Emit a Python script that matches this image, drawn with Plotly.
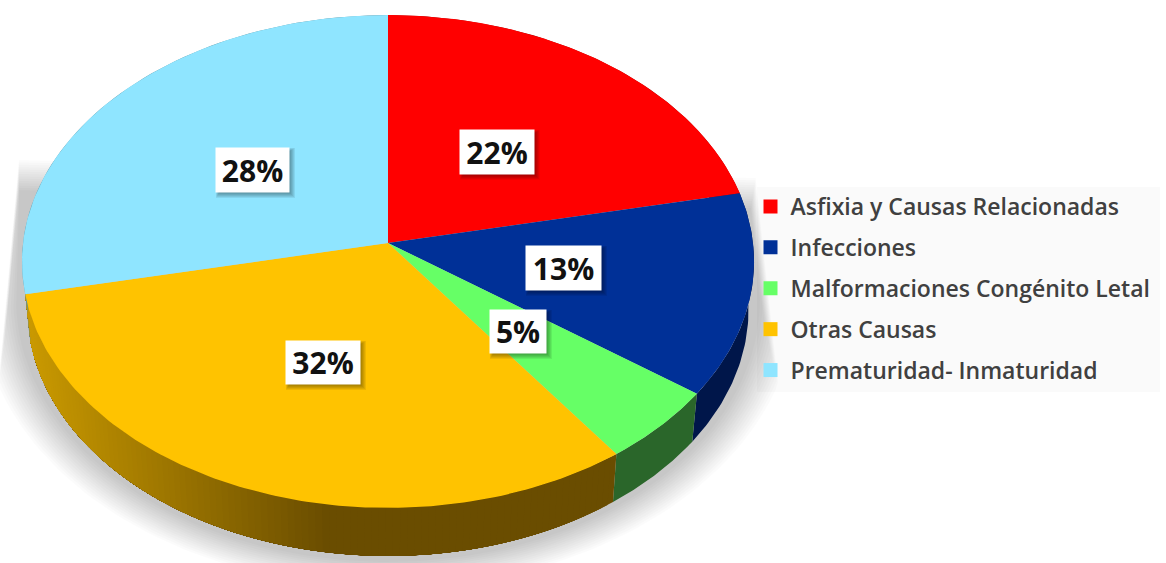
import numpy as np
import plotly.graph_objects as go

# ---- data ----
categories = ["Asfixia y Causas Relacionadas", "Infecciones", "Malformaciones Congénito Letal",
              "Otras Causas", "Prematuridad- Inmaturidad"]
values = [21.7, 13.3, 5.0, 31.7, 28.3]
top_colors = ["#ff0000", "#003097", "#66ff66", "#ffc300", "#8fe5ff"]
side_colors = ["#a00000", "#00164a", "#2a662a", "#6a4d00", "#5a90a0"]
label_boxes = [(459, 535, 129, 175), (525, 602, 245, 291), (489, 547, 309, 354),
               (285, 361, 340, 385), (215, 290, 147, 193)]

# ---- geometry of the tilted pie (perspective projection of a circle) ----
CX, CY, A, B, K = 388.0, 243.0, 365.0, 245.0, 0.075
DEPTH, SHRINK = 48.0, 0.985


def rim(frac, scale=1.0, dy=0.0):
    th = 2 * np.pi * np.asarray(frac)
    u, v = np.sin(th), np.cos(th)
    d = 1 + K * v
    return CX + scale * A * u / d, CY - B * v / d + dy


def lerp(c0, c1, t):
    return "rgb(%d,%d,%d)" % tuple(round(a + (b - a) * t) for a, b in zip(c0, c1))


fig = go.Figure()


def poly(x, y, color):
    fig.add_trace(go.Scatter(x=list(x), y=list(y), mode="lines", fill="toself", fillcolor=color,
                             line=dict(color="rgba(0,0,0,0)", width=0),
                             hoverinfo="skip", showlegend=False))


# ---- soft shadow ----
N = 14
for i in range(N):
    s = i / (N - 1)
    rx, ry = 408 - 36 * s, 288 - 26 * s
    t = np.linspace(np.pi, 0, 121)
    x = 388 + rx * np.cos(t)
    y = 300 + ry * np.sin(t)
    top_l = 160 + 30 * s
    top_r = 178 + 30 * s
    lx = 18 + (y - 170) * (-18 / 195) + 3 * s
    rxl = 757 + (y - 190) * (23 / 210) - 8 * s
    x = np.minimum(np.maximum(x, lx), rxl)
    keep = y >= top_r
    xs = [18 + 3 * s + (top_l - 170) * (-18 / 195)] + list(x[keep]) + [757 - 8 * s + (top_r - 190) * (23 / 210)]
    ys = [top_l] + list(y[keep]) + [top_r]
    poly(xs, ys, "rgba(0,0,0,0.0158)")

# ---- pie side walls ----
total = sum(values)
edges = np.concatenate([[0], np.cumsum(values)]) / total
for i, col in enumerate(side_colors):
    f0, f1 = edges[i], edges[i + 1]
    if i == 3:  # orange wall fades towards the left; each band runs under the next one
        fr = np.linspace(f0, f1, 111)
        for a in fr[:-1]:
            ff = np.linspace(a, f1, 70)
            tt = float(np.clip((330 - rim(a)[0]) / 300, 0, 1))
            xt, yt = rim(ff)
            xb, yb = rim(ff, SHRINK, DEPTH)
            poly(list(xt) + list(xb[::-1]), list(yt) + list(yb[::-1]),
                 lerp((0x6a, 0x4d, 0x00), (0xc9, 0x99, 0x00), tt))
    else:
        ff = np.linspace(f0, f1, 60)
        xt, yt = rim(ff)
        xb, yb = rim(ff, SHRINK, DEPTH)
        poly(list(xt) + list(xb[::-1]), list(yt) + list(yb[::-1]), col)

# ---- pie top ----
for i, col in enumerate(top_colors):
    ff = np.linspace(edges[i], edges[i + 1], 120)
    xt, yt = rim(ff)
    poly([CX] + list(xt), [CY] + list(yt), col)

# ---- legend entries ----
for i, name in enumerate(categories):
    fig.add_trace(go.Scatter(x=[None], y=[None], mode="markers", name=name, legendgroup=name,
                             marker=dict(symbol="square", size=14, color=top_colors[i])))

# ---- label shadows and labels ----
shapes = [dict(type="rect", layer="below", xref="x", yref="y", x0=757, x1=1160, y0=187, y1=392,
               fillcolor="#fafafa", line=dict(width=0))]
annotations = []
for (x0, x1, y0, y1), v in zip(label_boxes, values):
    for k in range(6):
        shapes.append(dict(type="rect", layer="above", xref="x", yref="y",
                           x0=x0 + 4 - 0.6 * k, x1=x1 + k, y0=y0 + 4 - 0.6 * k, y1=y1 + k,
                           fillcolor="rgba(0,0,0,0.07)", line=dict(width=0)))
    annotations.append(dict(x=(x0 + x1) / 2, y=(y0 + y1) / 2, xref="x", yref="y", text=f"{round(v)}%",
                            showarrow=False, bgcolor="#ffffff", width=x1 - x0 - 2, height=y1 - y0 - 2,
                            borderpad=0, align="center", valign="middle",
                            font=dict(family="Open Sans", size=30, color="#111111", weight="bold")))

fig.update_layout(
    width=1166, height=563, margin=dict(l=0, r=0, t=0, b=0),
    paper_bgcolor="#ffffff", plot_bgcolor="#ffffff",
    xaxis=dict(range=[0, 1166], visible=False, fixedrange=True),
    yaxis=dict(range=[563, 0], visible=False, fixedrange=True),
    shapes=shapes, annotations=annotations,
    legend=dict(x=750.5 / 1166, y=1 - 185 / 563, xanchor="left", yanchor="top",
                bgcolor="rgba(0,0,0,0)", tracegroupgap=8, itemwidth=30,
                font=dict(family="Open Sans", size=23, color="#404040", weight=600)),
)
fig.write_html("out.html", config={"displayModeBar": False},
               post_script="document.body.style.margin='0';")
+--
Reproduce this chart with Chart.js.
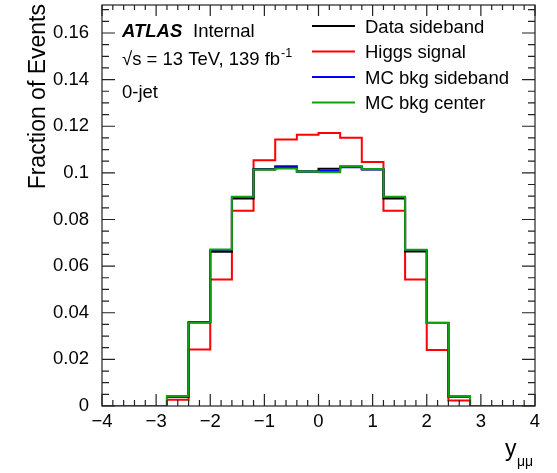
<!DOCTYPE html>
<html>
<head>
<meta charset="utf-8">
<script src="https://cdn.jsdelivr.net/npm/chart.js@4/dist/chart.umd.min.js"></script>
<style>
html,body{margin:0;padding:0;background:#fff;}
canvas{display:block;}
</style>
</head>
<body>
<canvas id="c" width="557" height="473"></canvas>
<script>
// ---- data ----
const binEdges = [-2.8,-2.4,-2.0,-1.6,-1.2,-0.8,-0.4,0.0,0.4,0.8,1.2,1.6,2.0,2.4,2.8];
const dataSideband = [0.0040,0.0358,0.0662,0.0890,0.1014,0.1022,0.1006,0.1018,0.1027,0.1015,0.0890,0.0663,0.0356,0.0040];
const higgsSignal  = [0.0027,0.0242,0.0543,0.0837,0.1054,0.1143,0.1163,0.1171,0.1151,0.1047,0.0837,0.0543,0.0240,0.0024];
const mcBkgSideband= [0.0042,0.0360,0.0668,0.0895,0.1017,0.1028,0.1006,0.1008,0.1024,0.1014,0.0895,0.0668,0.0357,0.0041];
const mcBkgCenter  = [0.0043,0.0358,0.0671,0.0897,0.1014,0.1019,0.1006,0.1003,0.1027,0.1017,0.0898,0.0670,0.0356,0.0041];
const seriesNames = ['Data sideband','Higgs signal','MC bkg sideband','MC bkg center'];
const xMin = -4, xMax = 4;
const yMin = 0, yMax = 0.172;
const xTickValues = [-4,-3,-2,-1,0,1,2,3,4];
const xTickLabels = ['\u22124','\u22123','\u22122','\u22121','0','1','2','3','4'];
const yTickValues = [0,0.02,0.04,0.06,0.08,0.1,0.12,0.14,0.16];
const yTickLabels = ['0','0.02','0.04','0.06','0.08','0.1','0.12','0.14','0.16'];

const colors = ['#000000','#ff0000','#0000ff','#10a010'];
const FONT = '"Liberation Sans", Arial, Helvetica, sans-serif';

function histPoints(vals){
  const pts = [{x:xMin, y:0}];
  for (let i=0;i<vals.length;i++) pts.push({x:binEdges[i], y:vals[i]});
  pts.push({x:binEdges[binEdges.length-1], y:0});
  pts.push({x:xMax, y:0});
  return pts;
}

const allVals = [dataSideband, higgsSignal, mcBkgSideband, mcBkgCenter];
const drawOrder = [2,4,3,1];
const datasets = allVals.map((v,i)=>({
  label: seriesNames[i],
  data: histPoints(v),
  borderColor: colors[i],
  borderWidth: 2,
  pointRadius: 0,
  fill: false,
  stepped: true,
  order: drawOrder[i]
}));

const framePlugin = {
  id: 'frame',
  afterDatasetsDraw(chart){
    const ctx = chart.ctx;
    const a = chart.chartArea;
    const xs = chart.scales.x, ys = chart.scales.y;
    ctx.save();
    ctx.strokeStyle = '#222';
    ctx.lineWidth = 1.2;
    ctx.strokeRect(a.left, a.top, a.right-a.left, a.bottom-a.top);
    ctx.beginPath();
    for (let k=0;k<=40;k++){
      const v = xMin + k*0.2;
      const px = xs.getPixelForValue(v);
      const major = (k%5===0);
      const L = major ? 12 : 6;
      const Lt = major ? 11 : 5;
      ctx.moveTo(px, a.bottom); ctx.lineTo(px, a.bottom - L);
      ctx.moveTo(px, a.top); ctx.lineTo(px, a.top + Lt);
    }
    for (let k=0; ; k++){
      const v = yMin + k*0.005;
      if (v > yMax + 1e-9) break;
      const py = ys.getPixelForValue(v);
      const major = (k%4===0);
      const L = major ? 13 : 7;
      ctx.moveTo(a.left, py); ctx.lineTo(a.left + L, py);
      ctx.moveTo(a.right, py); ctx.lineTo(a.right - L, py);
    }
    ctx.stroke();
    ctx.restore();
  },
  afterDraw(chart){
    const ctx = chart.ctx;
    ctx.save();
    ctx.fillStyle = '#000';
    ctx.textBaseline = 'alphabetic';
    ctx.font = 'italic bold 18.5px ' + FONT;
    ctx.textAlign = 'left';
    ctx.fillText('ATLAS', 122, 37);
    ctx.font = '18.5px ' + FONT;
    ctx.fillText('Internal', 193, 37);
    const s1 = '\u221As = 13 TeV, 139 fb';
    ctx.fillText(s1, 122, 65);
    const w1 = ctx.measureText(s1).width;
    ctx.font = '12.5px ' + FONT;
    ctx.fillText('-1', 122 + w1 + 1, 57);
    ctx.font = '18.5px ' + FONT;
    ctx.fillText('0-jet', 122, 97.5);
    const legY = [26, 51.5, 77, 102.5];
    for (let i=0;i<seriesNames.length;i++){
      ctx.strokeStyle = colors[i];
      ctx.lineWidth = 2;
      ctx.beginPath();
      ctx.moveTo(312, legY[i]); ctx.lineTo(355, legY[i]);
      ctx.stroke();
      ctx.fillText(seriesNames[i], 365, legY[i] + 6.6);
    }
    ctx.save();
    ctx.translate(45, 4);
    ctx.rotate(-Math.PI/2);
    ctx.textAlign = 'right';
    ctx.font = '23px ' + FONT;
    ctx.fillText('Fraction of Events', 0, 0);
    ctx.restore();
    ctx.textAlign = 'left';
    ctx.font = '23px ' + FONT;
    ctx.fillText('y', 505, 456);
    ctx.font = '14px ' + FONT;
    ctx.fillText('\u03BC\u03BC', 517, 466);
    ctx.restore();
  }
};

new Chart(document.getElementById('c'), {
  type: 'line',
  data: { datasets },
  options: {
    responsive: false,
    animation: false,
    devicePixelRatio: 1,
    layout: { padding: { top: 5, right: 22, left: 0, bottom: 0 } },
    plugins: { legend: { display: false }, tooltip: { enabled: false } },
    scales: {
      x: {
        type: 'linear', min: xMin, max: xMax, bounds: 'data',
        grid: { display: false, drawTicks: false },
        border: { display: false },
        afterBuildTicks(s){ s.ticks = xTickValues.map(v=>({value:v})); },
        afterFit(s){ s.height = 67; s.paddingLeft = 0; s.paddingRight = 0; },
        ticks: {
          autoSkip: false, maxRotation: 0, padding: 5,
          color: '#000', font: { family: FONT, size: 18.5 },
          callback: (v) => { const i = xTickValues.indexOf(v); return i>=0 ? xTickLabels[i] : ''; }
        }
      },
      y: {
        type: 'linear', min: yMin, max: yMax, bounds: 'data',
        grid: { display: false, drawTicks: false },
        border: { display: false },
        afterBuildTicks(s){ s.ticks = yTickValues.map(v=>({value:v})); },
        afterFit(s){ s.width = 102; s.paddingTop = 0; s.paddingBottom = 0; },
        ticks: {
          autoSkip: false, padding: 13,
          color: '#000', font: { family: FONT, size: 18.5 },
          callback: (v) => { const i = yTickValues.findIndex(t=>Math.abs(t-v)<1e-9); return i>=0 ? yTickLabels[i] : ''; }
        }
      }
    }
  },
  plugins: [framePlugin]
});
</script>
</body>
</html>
+--
* _Task details_
Return exactly the lines from the one with "Reproduce this chart with Chart.js." to the one with "Arial, Helvetica, sans-serif';", both ends kept, and only those. Images are left out.

* _Correct result_
Reproduce this chart with Chart.js.
<!DOCTYPE html>
<html>
<head>
<meta charset="utf-8">
<script src="https://cdn.jsdelivr.net/npm/chart.js@4/dist/chart.umd.min.js"></script>
<style>
html,body{margin:0;padding:0;background:#fff;}
canvas{display:block;}
</style>
</head>
<body>
<canvas id="c" width="557" height="473"></canvas>
<script>
// ---- data ----
const binEdges = [-2.8,-2.4,-2.0,-1.6,-1.2,-0.8,-0.4,0.0,0.4,0.8,1.2,1.6,2.0,2.4,2.8];
const dataSideband = [0.0040,0.0358,0.0662,0.0890,0.1014,0.1022,0.1006,0.1018,0.1027,0.1015,0.0890,0.0663,0.0356,0.0040];
const higgsSignal  = [0.0027,0.0242,0.0543,0.0837,0.1054,0.1143,0.1163,0.1171,0.1151,0.1047,0.0837,0.0543,0.0240,0.0024];
const mcBkgSideband= [0.0042,0.0360,0.0668,0.0895,0.1017,0.1028,0.1006,0.1008,0.1024,0.1014,0.0895,0.0668,0.0357,0.0041];
const mcBkgCenter  = [0.0043,0.0358,0.0671,0.0897,0.1014,0.1019,0.1006,0.1003,0.1027,0.1017,0.0898,0.0670,0.0356,0.0041];
const seriesNames = ['Data sideband','Higgs signal','MC bkg sideband','MC bkg center'];
const xMin = -4, xMax = 4;
const yMin = 0, yMax = 0.172;
const xTickValues = [-4,-3,-2,-1,0,1,2,3,4];
const xTickLabels = ['\u22124','\u22123','\u22122','\u22121','0','1','2','3','4'];
const yTickValues = [0,0.02,0.04,0.06,0.08,0.1,0.12,0.14,0.16];
const yTickLabels = ['0','0.02','0.04','0.06','0.08','0.1','0.12','0.14','0.16'];

const colors = ['#000000','#ff0000','#0000ff','#10a010'];
const FONT = '"Liberation Sans", Arial, Helvetica, sans-serif';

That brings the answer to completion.